A mild, general purpose organic fertilizer during active growth once a month will help keep plants healthy and thriving. While plants are not actively growing during cooler temperatures, fertilizer is not necessary. 

Pruning

Over time, plants will begin to lose leaves near the base of each “string.” To refill the pot and encourage fuller growth, loop longer stems around back over soil to encourage new root growth. Alternatively, longer growth can be pruned off and planted in soil. 

Potting and Repotting

Cacti and succulents require excellent drainage. Using a terra cotta pot is preferred, too, for additional breathability. Glazed and plastic pots are lightweight and easy to ship plants, but they retain excessive moisture and don't allow for air flow, increasing the risk of overwatering these succulents.

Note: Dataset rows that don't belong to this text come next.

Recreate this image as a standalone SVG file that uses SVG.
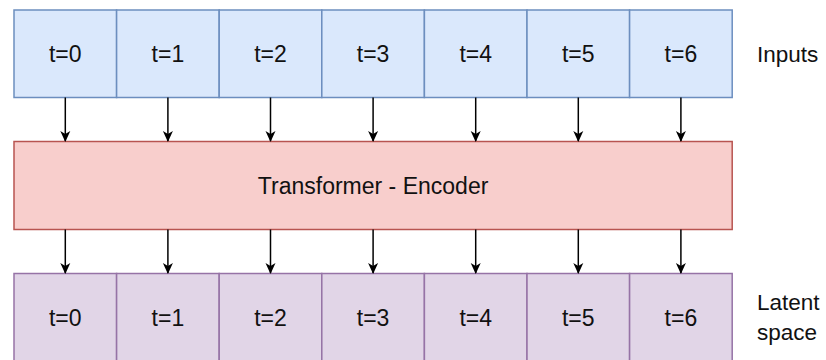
<svg xmlns="http://www.w3.org/2000/svg" width="826" height="360" viewBox="0 0 826 360">
<defs>
<style>
.in{fill:#dae8fc;stroke:#6c8ebf;stroke-width:1.5}
.enc{fill:#f8cecc;stroke:#b85450;stroke-width:1.5}
.lat{fill:#e1d5e7;stroke:#9673a6;stroke-width:1.5}
text{font-family:"Liberation Sans",Arial,sans-serif;font-size:23px;fill:#111;text-anchor:middle;dominant-baseline:central}
.lbl{text-anchor:start;font-size:22.5px}
.c{stroke:#000;stroke-width:1.5;fill:none;marker-end:url(#ah)}
</style>
<marker id="ah" markerWidth="12" markerHeight="12" refX="10" refY="6" orient="auto" markerUnits="userSpaceOnUse">
<path d="M0,1 L11,6 L0,11 L3,6 Z" fill="#000"/>
</marker>
</defs>
<g id="inputs">
<g id="in0"><rect class="in" x="14" y="10" width="102.6" height="87.5"/><text x="65.3" y="54">t=0</text></g>
<g id="in1"><rect class="in" x="116.6" y="10" width="102.6" height="87.5"/><text x="167.9" y="54">t=1</text></g>
<g id="in2"><rect class="in" x="219.2" y="10" width="102.6" height="87.5"/><text x="270.5" y="54">t=2</text></g>
<g id="in3"><rect class="in" x="321.8" y="10" width="102.6" height="87.5"/><text x="373.1" y="54">t=3</text></g>
<g id="in4"><rect class="in" x="424.4" y="10" width="102.6" height="87.5"/><text x="475.7" y="54">t=4</text></g>
<g id="in5"><rect class="in" x="527" y="10" width="102.6" height="87.5"/><text x="578.3" y="54">t=5</text></g>
<g id="in6"><rect class="in" x="629.6" y="10" width="102.6" height="87.5"/><text x="680.9" y="54">t=6</text></g>
</g>
<g id="inputs-label"><text class="lbl" x="757" y="54">Inputs</text></g>
<g id="encoder"><rect class="enc" x="14" y="141.5" width="718.2" height="88"/><text x="373.1" y="185.5">Transformer - Encoder</text></g>
<g id="latent">
<g id="lat0"><rect class="lat" x="14" y="273.5" width="102.6" height="100"/><text x="65.3" y="318">t=0</text></g>
<g id="lat1"><rect class="lat" x="116.6" y="273.5" width="102.6" height="100"/><text x="167.9" y="318">t=1</text></g>
<g id="lat2"><rect class="lat" x="219.2" y="273.5" width="102.6" height="100"/><text x="270.5" y="318">t=2</text></g>
<g id="lat3"><rect class="lat" x="321.8" y="273.5" width="102.6" height="100"/><text x="373.1" y="318">t=3</text></g>
<g id="lat4"><rect class="lat" x="424.4" y="273.5" width="102.6" height="100"/><text x="475.7" y="318">t=4</text></g>
<g id="lat5"><rect class="lat" x="527" y="273.5" width="102.6" height="100"/><text x="578.3" y="318">t=5</text></g>
<g id="lat6"><rect class="lat" x="629.6" y="273.5" width="102.6" height="100"/><text x="680.9" y="318">t=6</text></g>
</g>
<g id="latent-label"><text class="lbl" x="757" y="302">Latent</text><text class="lbl" x="757" y="332">space</text></g>
<g id="connectors">
<path class="c" d="M65.3,97.5 V141"/>
<path class="c" d="M167.9,97.5 V141"/>
<path class="c" d="M270.5,97.5 V141"/>
<path class="c" d="M373.1,97.5 V141"/>
<path class="c" d="M475.7,97.5 V141"/>
<path class="c" d="M578.3,97.5 V141"/>
<path class="c" d="M680.9,97.5 V141"/>
<path class="c" d="M65.3,229.5 V273"/>
<path class="c" d="M167.9,229.5 V273"/>
<path class="c" d="M270.5,229.5 V273"/>
<path class="c" d="M373.1,229.5 V273"/>
<path class="c" d="M475.7,229.5 V273"/>
<path class="c" d="M578.3,229.5 V273"/>
<path class="c" d="M680.9,229.5 V273"/>
</g>
</svg>
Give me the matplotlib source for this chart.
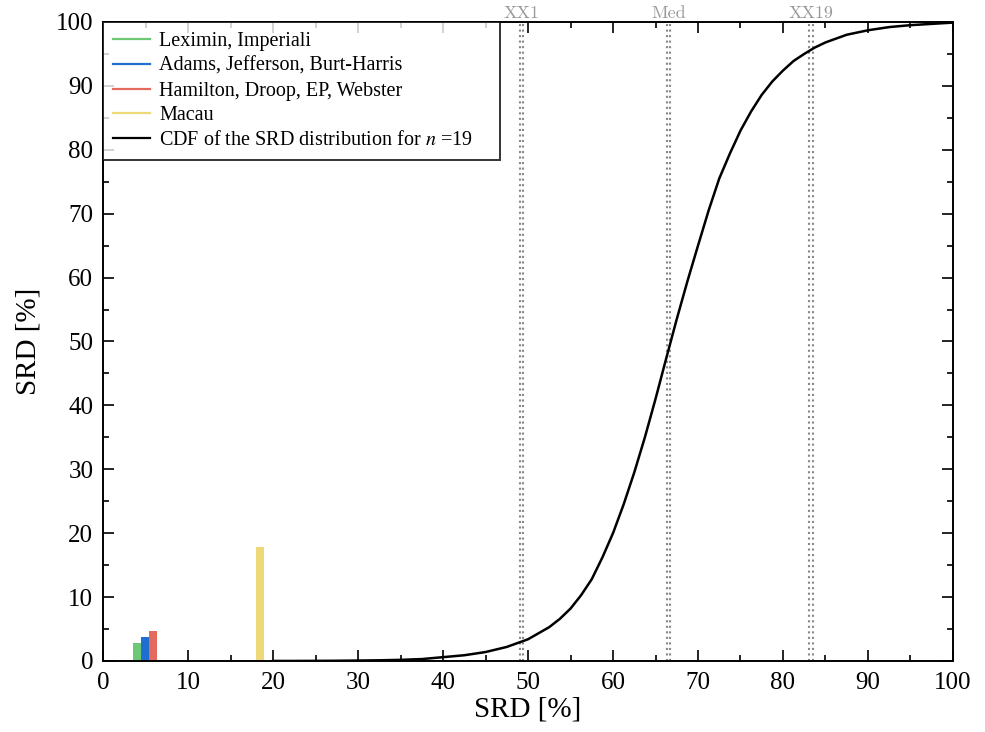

Due to their long, trailing growth, string of dolphins put most of their energy into expanding their stems and develop relatively weak root systems. That means they don't need very large containers to grow in, and you won't need to repot them very often.

Pests and Problems

String of dolphins are prone to a few pests such as mealybugs, as well as root rot. Get rid of pests with neem oil or insecticidal soap applied according to label instructions. Avoid overwatering plants to decrease likelihood of root rot. If root rot does occur, cut off all healthy growth and throw away root ball and soil. Replant cuttings in a fresh, well-draining soil mix in a clean pot.

How to Propagate String of Dolphins

As mentioned above, propagating string of dolphins is easy and can be achieved by allowing stems to grow over soil or taking cuttings. Cuttings should be no longer than about six inches and upwards of one half of the stem can be covered with soil to allow for new roots to grow. In some instances, new roots will begin to grow from the trailing stems. These sections are excellent for propagation because roots have already formed and will readily root into the soil.

Companion Plants

String of dolphins do well when planted with other succulents and cacti. Because they will flow over the side of a pot, they make good companions with more upright plants.

Frequently Asked Questions

  • Can string of dolphins be grown from seed?

    While it's possible to grow these and other “string of” succulents from seeds, the resulting plants may not look exactly like their parents. Cuttings will retain the leaf shape that gives these plants their name.

  • Will string of dolphins root in water?

    Yes, you can place cut stems into a glass of water (filtered or distilled water is better than tap) and they will develop roots. Make sure to change the water every few days. Once roots are a couple inches long, plant your cuttings into moist potting soil.